For a new comer, it can be tempting to buy a more complex system then necessary. One of the misconceptions about grow lighting is how little you really need to get a basic start.
Starting with a modest light set up, and making sure you have all other non-lighting aspects covered is one of the safest approaches.
With that in mind, here are some other articles to help you cheaply and quickly get started:
> Beginner urban farming tips from Replantable, the hottest urban farming project on Kickstarter
> 3 Urban farming tools for less than 100$ beginners should know about
> Vertical farming beginner tips with Eric Amyot, CEO of modularfarms.co
here are a couple more tips for you, if you're still looking for more information. we will update this list and add on tips in the future:
- fundamentally, all grow lights are replicating the sun. however grow lights are not as powerful as the sun, plan to run grow lights for 12-18 hours per day. Timers can help you manage this cycle.

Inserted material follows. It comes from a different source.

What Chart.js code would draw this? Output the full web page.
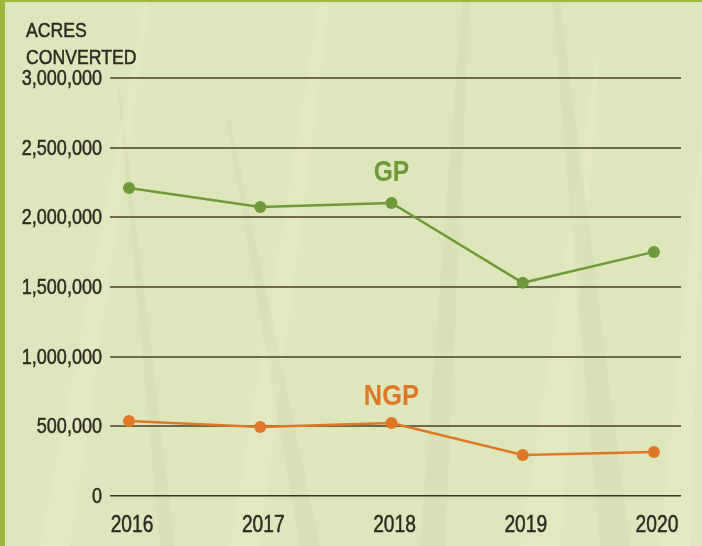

- Fluorescent lights will not typically have color temperature / Kelvin rating listed on packaging in normal stores, instead they will be more loosely categorized into categories like "warm glow", "soft white", "bright white", "daylight" and "cool white" that each correspond to ratings
- When looking for fixtures / ballasts look for ones that have reflectors. Reflectors will help you significantly increase the efficiency of your lights. As an example, fluorescent lights emit light in all directions with equal intensity. Without a reflector, up to half of your light will not be shining where it needs to shine: on your crops.
- more on cost guidelines:
- Roughly 2/3 of the your grow light expense should be the fixture/ballast and 1/3 of the expense should be the bulbs. other one time costs may involved for things like mounting.
A reasonable payback period for a non-commercial grow lighting system should be around 1-3 years.